The problem: Working from the top of the listing below, retype each line through the line containing "import plotly.graph_objects as go", both included, with no pictures.

═════ Data section ═════

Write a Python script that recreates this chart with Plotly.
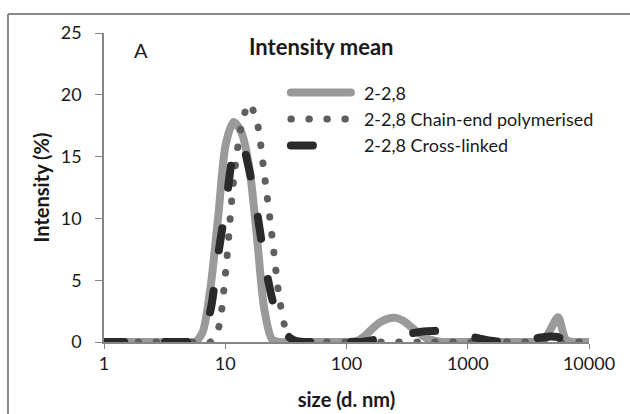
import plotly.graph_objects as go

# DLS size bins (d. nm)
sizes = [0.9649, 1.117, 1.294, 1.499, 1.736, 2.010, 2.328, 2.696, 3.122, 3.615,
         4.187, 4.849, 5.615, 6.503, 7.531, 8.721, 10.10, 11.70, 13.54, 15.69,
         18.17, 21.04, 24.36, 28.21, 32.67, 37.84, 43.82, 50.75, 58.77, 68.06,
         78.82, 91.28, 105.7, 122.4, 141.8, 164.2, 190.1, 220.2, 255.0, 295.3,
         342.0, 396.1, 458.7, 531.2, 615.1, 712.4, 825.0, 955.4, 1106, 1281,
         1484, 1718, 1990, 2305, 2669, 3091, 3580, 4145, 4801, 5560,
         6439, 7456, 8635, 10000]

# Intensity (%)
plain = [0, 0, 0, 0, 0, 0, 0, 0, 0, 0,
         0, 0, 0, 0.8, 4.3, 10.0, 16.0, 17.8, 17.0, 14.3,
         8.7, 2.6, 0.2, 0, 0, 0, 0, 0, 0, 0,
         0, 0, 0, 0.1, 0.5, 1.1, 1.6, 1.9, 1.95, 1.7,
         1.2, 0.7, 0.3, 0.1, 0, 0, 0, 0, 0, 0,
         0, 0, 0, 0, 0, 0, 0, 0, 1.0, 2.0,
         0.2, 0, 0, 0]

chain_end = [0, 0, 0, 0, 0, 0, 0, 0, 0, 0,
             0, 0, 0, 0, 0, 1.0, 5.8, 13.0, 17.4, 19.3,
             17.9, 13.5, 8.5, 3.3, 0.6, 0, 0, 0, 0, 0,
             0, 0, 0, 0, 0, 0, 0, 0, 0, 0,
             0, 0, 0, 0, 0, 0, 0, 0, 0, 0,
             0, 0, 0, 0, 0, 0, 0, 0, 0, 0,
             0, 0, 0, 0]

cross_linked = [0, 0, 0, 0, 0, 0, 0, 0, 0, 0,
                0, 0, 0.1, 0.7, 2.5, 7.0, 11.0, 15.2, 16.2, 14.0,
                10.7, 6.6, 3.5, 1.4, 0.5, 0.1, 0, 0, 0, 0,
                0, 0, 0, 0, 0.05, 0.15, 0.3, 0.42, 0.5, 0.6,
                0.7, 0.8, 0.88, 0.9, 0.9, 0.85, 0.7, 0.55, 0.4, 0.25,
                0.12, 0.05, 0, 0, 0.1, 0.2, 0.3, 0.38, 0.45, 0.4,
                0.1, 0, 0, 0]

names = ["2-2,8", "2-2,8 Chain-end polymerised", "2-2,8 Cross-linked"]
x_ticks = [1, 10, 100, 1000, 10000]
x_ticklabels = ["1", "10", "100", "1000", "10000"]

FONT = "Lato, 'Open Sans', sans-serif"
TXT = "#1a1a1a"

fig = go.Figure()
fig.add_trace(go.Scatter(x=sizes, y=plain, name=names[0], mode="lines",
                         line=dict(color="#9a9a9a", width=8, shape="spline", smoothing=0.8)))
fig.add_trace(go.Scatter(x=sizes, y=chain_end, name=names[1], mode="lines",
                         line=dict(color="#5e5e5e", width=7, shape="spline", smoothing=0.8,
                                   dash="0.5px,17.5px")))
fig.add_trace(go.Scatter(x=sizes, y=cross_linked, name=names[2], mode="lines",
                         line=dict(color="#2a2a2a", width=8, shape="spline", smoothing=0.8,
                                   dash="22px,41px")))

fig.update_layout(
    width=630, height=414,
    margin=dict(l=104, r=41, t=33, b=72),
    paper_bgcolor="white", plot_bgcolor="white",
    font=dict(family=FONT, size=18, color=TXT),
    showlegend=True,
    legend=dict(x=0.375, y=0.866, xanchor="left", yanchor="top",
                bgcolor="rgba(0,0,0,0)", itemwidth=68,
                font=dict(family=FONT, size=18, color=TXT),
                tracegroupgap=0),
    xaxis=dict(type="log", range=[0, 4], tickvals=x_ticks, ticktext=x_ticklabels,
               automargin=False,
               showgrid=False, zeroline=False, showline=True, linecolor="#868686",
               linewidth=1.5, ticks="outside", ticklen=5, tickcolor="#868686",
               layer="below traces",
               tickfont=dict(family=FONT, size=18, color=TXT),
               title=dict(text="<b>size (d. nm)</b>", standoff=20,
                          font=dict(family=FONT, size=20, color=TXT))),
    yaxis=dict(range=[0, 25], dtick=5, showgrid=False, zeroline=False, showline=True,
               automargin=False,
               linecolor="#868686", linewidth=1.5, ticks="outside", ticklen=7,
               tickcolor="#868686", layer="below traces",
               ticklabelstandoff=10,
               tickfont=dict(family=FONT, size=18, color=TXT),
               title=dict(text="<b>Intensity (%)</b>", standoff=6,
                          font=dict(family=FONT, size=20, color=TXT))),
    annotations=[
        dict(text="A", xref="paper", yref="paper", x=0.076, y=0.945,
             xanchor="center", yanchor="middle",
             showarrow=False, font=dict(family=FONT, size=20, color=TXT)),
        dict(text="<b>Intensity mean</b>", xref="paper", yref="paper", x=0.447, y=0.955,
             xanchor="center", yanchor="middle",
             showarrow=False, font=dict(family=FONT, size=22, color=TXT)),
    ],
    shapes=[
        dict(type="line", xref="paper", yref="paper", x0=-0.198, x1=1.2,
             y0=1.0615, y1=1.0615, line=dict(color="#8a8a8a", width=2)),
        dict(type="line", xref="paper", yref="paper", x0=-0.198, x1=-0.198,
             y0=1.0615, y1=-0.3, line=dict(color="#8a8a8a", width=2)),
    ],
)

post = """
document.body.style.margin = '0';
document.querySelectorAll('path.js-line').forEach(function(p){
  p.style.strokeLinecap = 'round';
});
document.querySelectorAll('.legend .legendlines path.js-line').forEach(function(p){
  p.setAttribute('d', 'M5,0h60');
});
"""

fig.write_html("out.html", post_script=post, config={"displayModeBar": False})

═════

Right answer:
Write a Python script that recreates this chart with Plotly.
import plotly.graph_objects as go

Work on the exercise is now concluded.